Cheap valuations, as well as fiscal and monetary stimulus from authorities of Europe, could see stocks in the region rallying further, a strategist told on Friday.
“I think all of Europe is looking pretty attractive as an asset class,” said Seema Shah, chief strategist of Principal Global Investors. “They’ve really underperformed this year, and valuation-wise they certainly look more attractive than the United States.”
Stock markets around the world plunged in March amid the unfolding coronavirus health crisis, but markets have clawed back gains since. Shah, however, said European assets remain “very under owned” at this point. “There’s room for it to rally,” she told CNBC’s “Capital Connection.”

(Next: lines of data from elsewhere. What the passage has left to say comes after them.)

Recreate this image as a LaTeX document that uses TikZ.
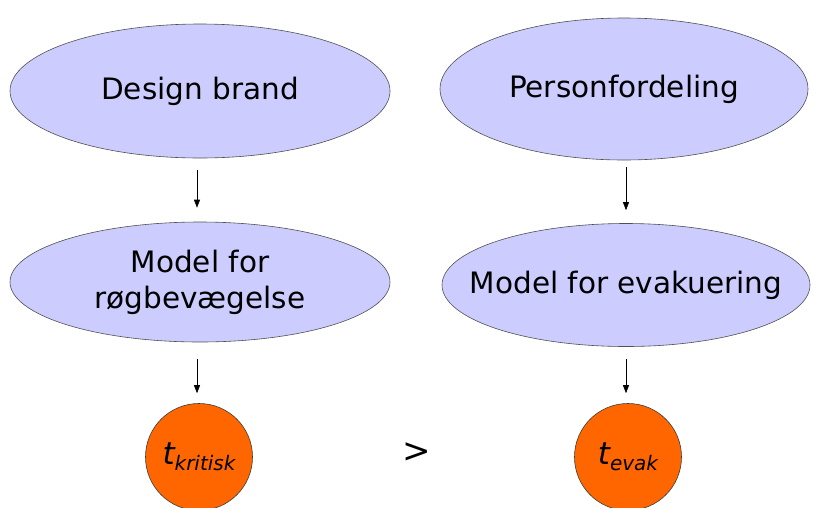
\documentclass[tikz,border=0pt]{standalone}
\usepackage{fontspec}
\setmainfont{DejaVu Sans}
\usetikzlibrary{shapes.geometric,arrows.meta}

\tikzset{
  modelbox/.style={ellipse, draw={rgb,255:red,80;green,80;blue,80}, line width=0.6pt, fill={rgb,255:red,204;green,204;blue,255}, inner sep=0pt, align=center, font=\fontsize{29.5}{36}\selectfont},
  timebox/.style={circle, draw={rgb,255:red,60;green,60;blue,60}, line width=0.6pt, fill={rgb,255:red,255;green,102;blue,0}, inner sep=0pt, minimum size=107pt},
  flow/.style={-{Triangle[length=8pt,width=6pt]}, line width=0.6pt}
}

\begin{document}
\begin{tikzpicture}[x=1pt,y=1pt,yscale=-1,xscale=1]
\useasboundingbox (0,0) rectangle (822,507);

% Ellipse nodes
\node (brand) [modelbox, minimum width=380pt, minimum height=134pt] at (200,91) {Design brand};
\node (person) [modelbox, minimum width=368pt, minimum height=142pt] at (624,89) {Personfordeling};
\node (roeg) [modelbox, minimum width=380pt, minimum height=120pt] at (200,282) {Model for\\røgbevægelse};
\node (evak) [modelbox, inner xsep=-30pt, minimum width=368pt, minimum height=123pt] at (626,285) {Model for evakuering};

% Circle nodes
\node (tkrit) [timebox] at (199,457) {\itshape\fontsize{31}{31}\selectfont t\raisebox{-6pt}{\fontsize{20}{20}\selectfont kritisk}};
\node (tevak) [timebox] at (628,457) {\itshape\fontsize{31}{31}\selectfont t\raisebox{-6pt}{\fontsize{20}{20}\selectfont evak}};

% Text Node
\node (gt) at (417,453) {\fontsize{34}{34}\selectfont >};

% Arrows
\draw [flow] ([xshift=-3pt,yshift=12pt]brand.south) -- ([xshift=-3pt,yshift=-14pt]roeg.north);
\draw [flow] ([xshift=2pt,yshift=7pt]person.south) -- ([yshift=-13pt]evak.north);
\draw [flow] ([xshift=-3pt,yshift=17pt]roeg.south) -- ([xshift=-2pt,yshift=-10pt]tkrit.north);
\draw [flow] ([yshift=12pt]evak.south) -- ([xshift=-2pt,yshift=-10pt]tevak.north);
\end{tikzpicture}
\end{document}
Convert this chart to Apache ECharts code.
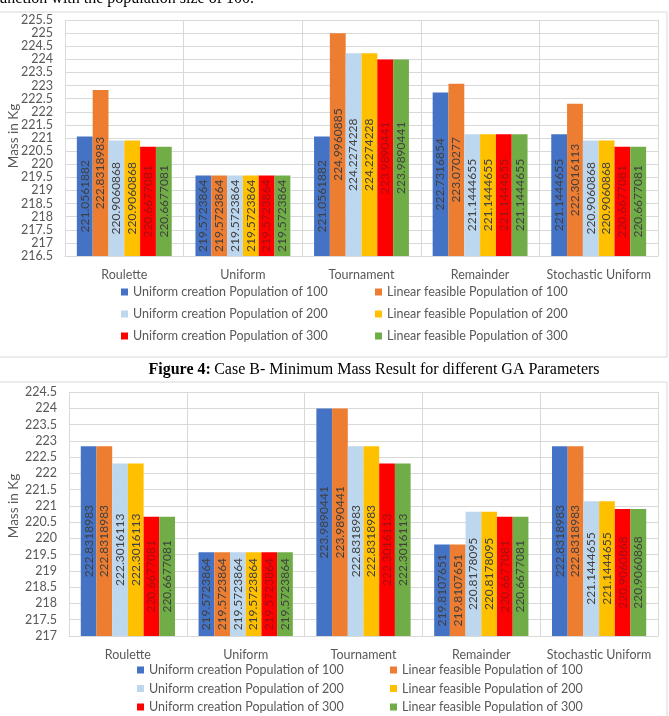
<!DOCTYPE html>
<html>
<head>
<meta charset="utf-8">
<script src="https://cdn.jsdelivr.net/npm/echarts@6/dist/echarts.min.js"></script>
<style>
html,body{margin:0;padding:0;background:#fff;}
#c{width:669px;height:716px;}
</style>
</head>
<body>
<div id="c"></div>
<script>
var categories = ['Roulette', 'Uniform', 'Tournament', 'Remainder', 'Stochastic Uniform'];
var seriesNames = ['Uniform creation Population of 100', 'Linear feasible Population of 100',
  'Uniform creation Population of 200', 'Linear feasible Population of 200',
  'Uniform creation Population of 300', 'Linear feasible Population of 300'];
var colors = ['#4472C4', '#ED7D31', '#BDD7EE', '#FFC000', '#FF0000', '#70AD47'];
var yAxisTitle = 'Mass in Kg';

// Chart 1 (top)
var top_uc100 = [221.0561882, 219.5723864, 221.0561882, 222.7316854, 221.1444655];
var top_lf100 = [222.8318983, 219.5723864, 224.9960885, 223.070277, 222.3016113];
var top_uc200 = [220.9060868, 219.5723864, 224.2274228, 221.1444655, 220.9060868];
var top_lf200 = [220.9060868, 219.5723864, 224.2274228, 221.1444655, 220.9060868];
var top_uc300 = [220.6677081, 219.5723864, 223.9890441, 221.1444655, 220.6677081];
var top_lf300 = [220.6677081, 219.5723864, 223.9890441, 221.1444655, 220.6677081];

// Chart 2 (bottom)
var bot_uc100 = [222.8318983, 219.5723864, 223.9890441, 219.8107651, 222.8318983];
var bot_lf100 = [222.8318983, 219.5723864, 223.9890441, 219.8107651, 222.8318983];
var bot_uc200 = [222.3016113, 219.5723864, 222.8318983, 220.8178095, 221.1444655];
var bot_lf200 = [222.3016113, 219.5723864, 222.8318983, 220.8178095, 221.1444655];
var bot_uc300 = [220.6677081, 219.5723864, 222.3016113, 220.6677081, 220.9060868];
var bot_lf300 = [220.6677081, 219.5723864, 222.3016113, 220.6677081, 220.9060868];

var topData = [top_uc100, top_lf100, top_uc200, top_lf200, top_uc300, top_lf300];
var botData = [bot_uc100, bot_lf100, bot_uc200, bot_lf200, bot_uc300, bot_lf300];

var FONT = 'Lato';
var labelColors = ['#404040', '#404040', '#404040', '#404040', '#A01010', '#404040'];
var series = [];
function addSeries(dataSets, axisIdx) {
  for (var i = 0; i < 6; i++) {
    series.push({
      name: seriesNames[i],
      type: 'bar',
      xAxisIndex: axisIdx,
      yAxisIndex: axisIdx,
      data: dataSets[i],
      barGap: '0%',
      barCategoryGap: '20%',
      itemStyle: { color: colors[i] },
      label: {
        show: true,
        position: 'inside',
        rotate: 90,
        color: labelColors[i],
        fontFamily: FONT,
        fontSize: 12,
        formatter: function (p) { return String(p.value); }
      },
      silent: true,
      animation: false
    });
  }
}
addSeries(topData, 0);
addSeries(botData, 1);

function xAxisCfg(gi, margin) {
  return {
    type: 'category', gridIndex: gi, data: categories,
    axisLine: { show: true, lineStyle: { color: '#D9D9D9' } },
    axisTick: { show: false },
    splitLine: { show: true, lineStyle: { color: '#D9D9D9' } },
    axisLabel: { color: '#595959', fontFamily: FONT, fontSize: 12.5, margin: margin, interval: 0 }
  };
}
function yAxisCfg(gi, min, max) {
  return {
    type: 'value', gridIndex: gi, min: min, max: max, interval: 0.5,
    axisLine: { show: false }, axisTick: { show: false },
    splitLine: { show: true, lineStyle: { color: '#D9D9D9' } },
    axisLabel: { color: '#595959', fontFamily: FONT, fontSize: 12.5, margin: 12 }
  };
}
function legendCfg(names, left, top, gap) {
  return {
    orient: 'vertical', left: left, top: top, padding: 0,
    itemWidth: 7, itemHeight: 7, itemGap: gap, icon: 'rect',
    selectedMode: false,
    data: names,
    textStyle: { color: '#595959', fontFamily: FONT, fontSize: 12.5, lineHeight: 14 }
  };
}
var col1 = [seriesNames[0], seriesNames[2], seriesNames[4]];
var col2 = [seriesNames[1], seriesNames[3], seriesNames[5]];

function yTitle(x, y) {
  return { type: 'text', x: x, y: y, rotation: Math.PI / 2,
    style: { text: yAxisTitle, fontFamily: FONT, fontSize: 13.5, fill: '#595959', align: 'center', verticalAlign: 'middle' } };
}

var chart = echarts.init(document.getElementById('c'), null, { renderer: 'canvas' });
chart.setOption({
  animation: false,
  color: colors,
  grid: [
    { left: 65, right: 11, top: 20, height: 236, containLabel: false, outerBoundsMode: 'none' },
    { left: 69, right: 11, top: 392, height: 244, containLabel: false, outerBoundsMode: 'none' }
  ],
  xAxis: [xAxisCfg(0, 12), xAxisCfg(1, 12)],
  yAxis: [yAxisCfg(0, 216.5, 225.5), yAxisCfg(1, 217, 224.5)],
  legend: [
    legendCfg(col1, 121, 285, 8),
    legendCfg(col2, 375, 285, 8),
    legendCfg(col1, 137, 663, 4.5),
    legendCfg(col2, 390, 663, 4.5)
  ],
  graphic: [
    { type: 'rect', shape: { x: -1, y: 12, width: 668, height: 345 },
      style: { fill: 'none', stroke: '#D9D9D9', lineWidth: 1 }, z: -10 },
    { type: 'rect', shape: { x: -1, y: 382, width: 668, height: 400 },
      style: { fill: 'none', stroke: '#D9D9D9', lineWidth: 1 }, z: -10 },
    yTitle(14, 136),
    yTitle(14, 506),
    { type: 'text', x: -6, y: 7,
      style: { text: 'function with the population size of 100.', font: '16px "Liberation Serif"', fill: '#000', verticalAlign: 'bottom' } },
    { type: 'text', x: 374, y: 370,
      style: {
        text: '{b|Figure 4:} {n|Case B- Minimum Mass Result for different GA Parameters}',
        align: 'center', verticalAlign: 'middle',
        rich: {
          b: { fontFamily: 'Liberation Serif', fontSize: 16, fontWeight: 'bold', fill: '#000' },
          n: { fontFamily: 'Liberation Serif', fontSize: 16, fill: '#000' }
        }
      } }
  ],
  series: series
});
</script>
</body>
</html>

She also pointed to stimulus measures from the European Central Bank and fiscal policy taken by local governments. The ECB on Thursday increased its Pandemic Emergency Purchase Programme by 600 billion euros ($672 billion) to a total of 1.35 trillion euros.
“The fiscal side has really been where there has been a lot of upward surprise,” she added. “It does suggest that actually European equities across a lot of those countries could start to perform a bit of a catch-up against the U.S.”
Suresh Tantia, a senior investment strategist at Credit Suisse’s Asia-Pacific CIO Office, agreed that fiscal support would be good for markets, especially in Germany.
He said the German market had been “beaten down substantially,” but that stimulus from the typically austere country is a positive. Berlin on Wednesday announced a 130 billion euro package to help economic recovery.